Bloomington, IL,
23
May
2019
|
05:52 PM
America/Chicago

Guaranteed Peace of Mind

For several people, peace of mind was the main driver behind making an appointment with the American Red Cross to receive free smoke alarms.

“My mom is 82 years old and her smoke detector was not working,” says Barb Fowler, Normal, Ill., resident. “She’s had a stroke since we made the appointment to get it installed. Now we want to get everything in order for her to come home and recover.”

Sound the Alarm home fire safety and smoke alarm installation events are part of the Home Fire Campaign with the American Red Cross. During a recent effort in Bloomington and Normal, Ill., volunteers worked alongside fire departments and other local groups to canvass at-risk neighborhoods to install free smoke alarms, replace batteries in existing alarms, educate families about fire prevention and safety and fundraise.

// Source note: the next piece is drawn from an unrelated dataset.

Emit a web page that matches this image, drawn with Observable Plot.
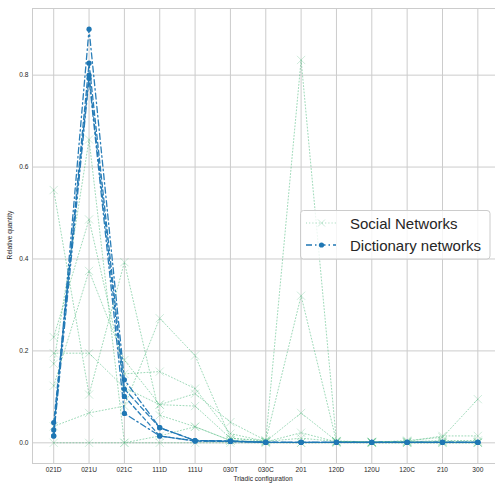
<!DOCTYPE html>
<html>
<head>
<meta charset="utf-8">
<script src="https://cdn.jsdelivr.net/npm/d3@7"></script>
<script src="https://cdn.jsdelivr.net/npm/@observablehq/plot@0.6"></script>
<style>
  html, body { margin: 0; padding: 0; background: #ffffff; }
  #chart { width: 495px; height: 483px; }
</style>
</head>
<body>
<div id="chart"></div>
<script>
const categories = ["021D","021U","021C","111D","111U","030T","030C","201","120D","120U","120C","210","300"];

// Social networks (relative quantity per triadic configuration)
const socialA = [0.55, 0.105, 0.393, 0.060, 0.035, 0.005, 0.002, 0.022, 0.002, 0.001, 0.001, 0.002, 0.001];
const socialB = [0.23, 0.486, 0.150, 0.155, 0.118, 0.020, 0.003, 0.065, 0.004, 0.002, 0.003, 0.015, 0.015];
const socialC = [0.195, 0.195, 0.120, 0.083, 0.080, 0.010, 0.005, 0.320, 0.003, 0.002, 0.002, 0.005, 0.005];
const socialD = [0.172, 0.660, 0.000, 0.000, 0.000, 0.000, 0.000, 0.000, 0.000, 0.000, 0.000, 0.000, 0.000];
const socialE = [0.124, 0.374, 0.180, 0.083, 0.107, 0.045, 0.005, 0.833, 0.003, 0.002, 0.003, 0.003, 0.002];
const socialF = [0.036, 0.065, 0.080, 0.271, 0.190, 0.010, 0.003, 0.010, 0.003, 0.001, 0.005, 0.012, 0.095];
const socialG = [0.000, 0.000, 0.000, 0.015, 0.035, 0.005, 0.001, 0.000, 0.001, 0.000, 0.000, 0.000, 0.000];

// Dictionary networks
const dictA = [0.015, 0.900, 0.137, 0.033, 0.005, 0.004, 0.001, 0.001, 0.001, 0.001, 0.001, 0.001, 0.001];
const dictB = [0.028, 0.826, 0.117, 0.033, 0.005, 0.004, 0.001, 0.001, 0.001, 0.001, 0.001, 0.001, 0.001];
const dictC = [0.044, 0.800, 0.101, 0.015, 0.004, 0.003, 0.001, 0.001, 0.001, 0.001, 0.001, 0.001, 0.001];
const dictD = [0.015, 0.793, 0.064, 0.015, 0.004, 0.003, 0.001, 0.001, 0.001, 0.001, 0.001, 0.001, 0.001];

const yTicks = [0, 0.2, 0.4, 0.6, 0.8];

const socialSeries = [socialA, socialB, socialC, socialD, socialE, socialF, socialG];
const dictSeries = [dictA, dictB, dictC, dictD];
const dictDashes = ["6,3,1.5,3", "5,3", "4,3", "6,3,1.5,3"];

const socialRows = socialSeries.flatMap((s, k) => s.map((v, i) => ({s: k, i, v})));

const green = "#3cb371";
const blue = "#1f77b4";
const font = "'Liberation Sans', Arial, sans-serif";

const marks = [
  Plot.ruleX(d3.range(categories.length), {x: d => d, stroke: "#cccccc", strokeWidth: 1}),
  Plot.ruleY(yTicks, {y: d => d, stroke: "#cccccc", strokeWidth: 1}),
  Plot.frame({stroke: "#cccccc", strokeWidth: 1}),
  Plot.line(socialRows, {x: "i", y: "v", z: "s", stroke: green, strokeOpacity: 0.5, strokeWidth: 1, strokeDasharray: "1,2.2"}),
  Plot.dot(socialRows, {x: "i", y: "v", symbol: "times", r: 3.8, stroke: green, strokeOpacity: 0.25, strokeWidth: 1})
];
dictSeries.forEach((s, k) => {
  const rows = s.map((v, i) => ({i, v}));
  marks.push(Plot.line(rows, {x: "i", y: "v", stroke: blue, strokeOpacity: 0.95, strokeWidth: 1.3, strokeDasharray: dictDashes[k]}));
  marks.push(Plot.dot(rows, {x: "i", y: "v", r: 2.6, fill: blue, stroke: "none"}));
});

const svg = Plot.plot({
  width: 495,
  height: 483,
  marginLeft: 32,
  marginRight: 0,
  marginTop: 8,
  marginBottom: 20,
  style: {fontFamily: font, fontSize: "6.6px", color: "#262626", background: "#ffffff"},
  x: {type: "linear", domain: [-0.6, 12.5], ticks: d3.range(categories.length), tickFormat: i => categories[i], tickSize: 0, tickPadding: 4, label: null},
  y: {domain: [-0.045, 0.945], ticks: yTicks, tickFormat: d3.format(".1f"), tickSize: 0, tickPadding: 4, label: null},
  marks
});

document.getElementById("chart").appendChild(svg);

// Axis titles
const s = d3.select(svg);
s.append("text").attr("x", 263).attr("y", 480.5).attr("text-anchor", "middle")
  .attr("font-family", font).attr("font-size", "6.6px").attr("fill", "#262626").text("Triadic configuration");
s.append("text").attr("transform", "translate(12,235) rotate(-90)").attr("text-anchor", "middle")
  .attr("font-family", font).attr("font-size", "6.6px").attr("fill", "#262626").text("Relative quantity");

// Legend
const lg = s.append("g").attr("text-anchor", "start");
lg.append("rect").attr("x", 300.5).attr("y", 210.5).attr("width", 189.5).attr("height", 48.5).attr("rx", 3)
  .attr("fill", "#ffffff").attr("fill-opacity", 0.8).attr("stroke", "#cccccc").attr("stroke-width", 1);
lg.append("line").attr("x1", 306).attr("x2", 336).attr("y1", 223).attr("y2", 223)
  .attr("stroke", green).attr("stroke-opacity", 0.5).attr("stroke-width", 1).attr("stroke-dasharray", "1,2.2");
lg.append("path").attr("d", "M318,219.5L325,226.5M318,226.5L325,219.5")
  .attr("stroke", green).attr("stroke-opacity", 0.25).attr("fill", "none");
lg.append("line").attr("x1", 306).attr("x2", 336).attr("y1", 245).attr("y2", 245)
  .attr("stroke", blue).attr("stroke-width", 1.3).attr("stroke-dasharray", "6,3,1.5,3");
lg.append("circle").attr("cx", 321.5).attr("cy", 245).attr("r", 2.6).attr("fill", blue);
lg.append("text").attr("x", 350).attr("y", 228.5).attr("text-anchor", "start").attr("font-family", font).attr("font-size", "15px").attr("fill", "#262626").text("Social Networks");
lg.append("text").attr("x", 350).attr("y", 250.5).attr("text-anchor", "start").attr("font-family", font).attr("font-size", "15px").attr("fill", "#262626").text("Dictionary networks");
</script>
</body>
</html>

State Farm® partners with the American Red Cross for the Sound the Alarm campaign to educate community members on fire safety while providing a free smoke alarm to help keep them safe in the future. State Farm has provided charitable support to the American Red Cross and chapters throughout the country for the past 30 years, totaling more than $37 million, including investing in the Annual Disaster Giving Program.

State Farm associates volunteered at 51 events in 17 states, installing 10,718 smoke alarms and making 4,853 homes safer this year.

“The video the firefighter presented during training and interactions we had with people throughout the event made me realize how starting a fire and causing mass destruction could happen quickly. But preventing and keeping our families, friends and people in our community safe is a duty for us all,” says Smit Shah, State Farm employee and volunteer.

This year, the American Red Cross' national efforts to install free smoke alarms and educate residents on fire safety have made more than 50,000 households safer. More than 120,000 smoke alarms were installed across more than 100 at-risk communities.

Bev Kilmartin, Normal resident, saw an ad in the local newspaper about the program.

“The batteries went out on my old smoke alarms, and I realized we’d had them for at least 10 years. When I replaced the batteries, I noticed it wasn’t working correctly, so I decided to call and make an appointment,” Bev says.

“As a widow, it gives me a sense of security,” she adds. “If there is this type of program available, we should take advantage of it.”

“Everyone we encountered was friendly and appreciated us coming to assist them with this task,” says Tim Trunnell, State Farm employee and volunteer. “It was a great way to give back to the community and have fun.”

Normal resident Joe Nicklin contacted the Red Cross for an installation appointment because he knew his smoke alarm wasn’t working properly.

“When I light a fire in my fireplace and smoke gets into the house, the alarm doesn’t go off. That made me feel anxious,” he says. “I sleep with a CPAP (continuous positive airway pressure) machine, so I sleep pretty soundly. I needed some peace of mind.”

“After visiting the homes and installing alarms, it makes you realize how unaware people are of the importance of smoke alarms and how these inexpensive devices can help save a precious life,” Smit says.